The Yad Vashem is a massive Jewish Holocaust museum that sits just outside of old Jerusalem. It is a memorial to lives lost in the systemic wiping out of an entire group of people based on their ethnicity. When I was there earlier this year, I had just long enough to walk through the photographs, stories and salvaged belongings pausing every now and then to imagine the hatred, the fear and the horror of this part of our history.

It was unbelievable. It was humanity at its worst. We are at our worst, we are less than human when we separate ourselves based on our differences.

You would think the Holocaust would have served as a powerful lesson, never needing repeated, but that’s not so, is it? Our first inclination is still to separate ourselves from those we fear do not share our same beliefs, traditions or ways of being in the world.

Ironically, this kind of separation still happens just blocks away from the Holocaust memorial as walls have been erected to keep Israelis and Palestinians separate from one another. And, in sometimes subtler ways, it stills happens here.

We have no idea how to live into the peace that is the fundamental of the faith we proclaim. That peace is the topic of the next part of Paul’s letter to the Church at Ephesus. Peace was a struggle and division was the cause.

The recipients of this letter were distinct in two ways: First, they were Gentiles. This meant they were once considered outsiders themselves because they were not of Jewish descent. They were not part of the original blessing spoken to Abraham and Jews had developed an entrenched prejudice against them. They were seen as illegitimate, as less than, as unworthy to share in the Jewish rites and rituals.

Yet, these Gentiles living in Ephesus had received by way of Paul the good news that they too were included in the good news of God’s love & grace and now THEY were distinguishing themselves from others. They were so quick to forget the experience of being left out, mistreated and kept distant from God.

So, Paul tells them to remember.
Remember…what it was like to be called names that remind you of your unworthiness.
Remember…what is was like to be alienated and estranged.
Remember…feeling hopeless.
And, remember how the message, the death and the resurrection of Jesus changed everything.

There is no more barrier between you and your neighbors because Christ died for all. There are no more insiders and outsiders. We are all on equal ground.

I can only imagine the impact of these words for those living in Paul’s ancient world. Divisions may have created challenges, but they were also very important. People were identified by their family lineage, their race and their religion and these differences were worth living for, fighting for & dying for. Paul was saying these hostility created by these differences had NO significance in the kingdom of God.

The Christians receiving Paul’s letter were once excluded Gentiles and they were also distinct in another way. They were Roman citizens. They were citizens of an empire that promoted itself as the most important and powerful force for world peace. Keeping the peace happened through intimidation and force.

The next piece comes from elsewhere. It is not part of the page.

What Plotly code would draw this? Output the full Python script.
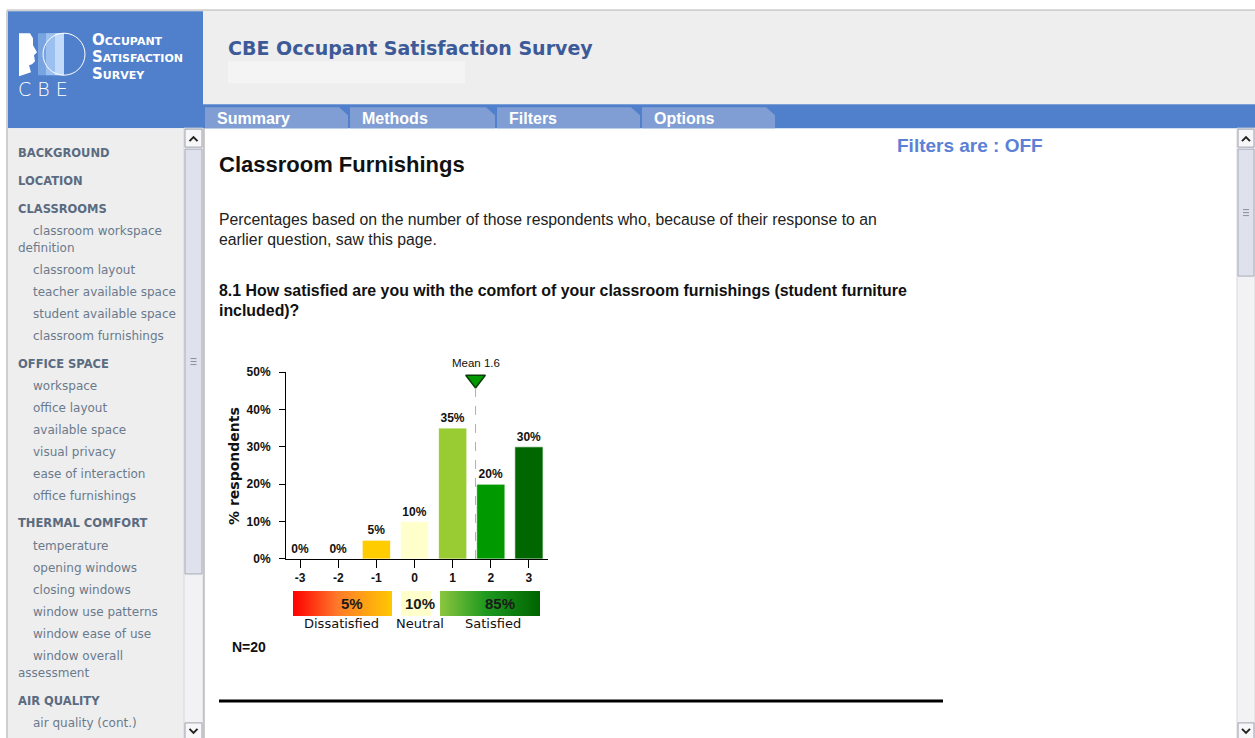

To these Roman citizens who looked to the emperor to bring peace, Paul shockingly declared: Christ is our peace.

If this group of people who were likely crammed in a house together had started to drift off, this would have woken them up. This claim bordered on treason. Paul is saying that despite all the convincing claims of Rome’s emperors, true peace comes through a man this empire crucified. First, Paul challenged their religious divisions, and now their patriotism.

Divisions that foster insider/outsider statuses have no place in the kingdom of God. Through Christ, there is a new kind of peace.

This Jesus kind of peace:
…treated everyone the same
…welcomed the outsider
…died rather than use violence to have his way
…made a place at the table for wandering exiles
…broke boundaries, categories and laws that hindered love
…invited people to start over when their differences had gotten the best of them.

It was a revolutionary way of peace and also a very confusing one. Where Roman & Jewish laws were clear, people did not know what to do with Jesus. Jesus would not declare an agenda that fit neatly into political or religious categories. He could be found studying in the synagogue yet breaking the law by healing on the Sabbath. He was less interested in declaring his difference and more interested in meeting people wherever they were on life’s journey.

What a foreign concept to these Roman citizens and once-alienated Gentiles! What a foreign notion to us as well. We, too are so deeply entrenched in the insider/outsider way of living in the world that it is difficult for us to imagine anything else. We, too are so prone to divide ourselves into neat categories that keep us at a distance from one another.

We are divided by political party, race, religious affiliation, denomination; we divide ourselves by professions, into haves and have nots, by our stations in life and by our interests. And, with college football season approaching, let’s not even go there…

And, let’s be honest, we do not just divide ourselves to distinguish ourselves – we think our way is better than yours.
We, too are so deeply entrenched in the insider/outsider way of living in the world that it is very difficult for us to imagine peace the Jesus way.

If we are at our worst when we perpetuate our divisions, than we are at our best when we come together.

I shared with some of you on Thursday night that earlier this week, the girls and I drove down to Vilano beach to watch the release of Kate’s adopted sea turtle Mahi. I’ve learned a lot about sea turtles over the past year and one of those things is how helpless these endangered animals can be. This particular turtle had been caught in some fishing net and injured one of her front flippers. Ultimately, she had to have it amputated. She was rehabilitated at the GA Sea Turtle Center and two years later was ready for her release. When we arrived, I expected a dozen or so people to be there. I was wrong. There were a couple of hundred people there all gathered in a semi-circle waiting to cheer Mahi on as she was released back into her home. Our differences were irrelevant. We were all there to celebrate recovery, to cheer for healing and to watch hopefully as this sea turtle swam her way back to sea.

I could not help but imagine a world where we did this with human beings as well as sea turtles, a world where we transcended boundaries for the common good.

In the kingdom of God, there is peace of a new kind – a peace that brings us together instead of separating us. We are invited to know and to live into that peace. We are invited to know and to live the peace that is Jesus.

What might happen if we ever really grasped the kind of barrier-breaking peace that Jesus came to bring?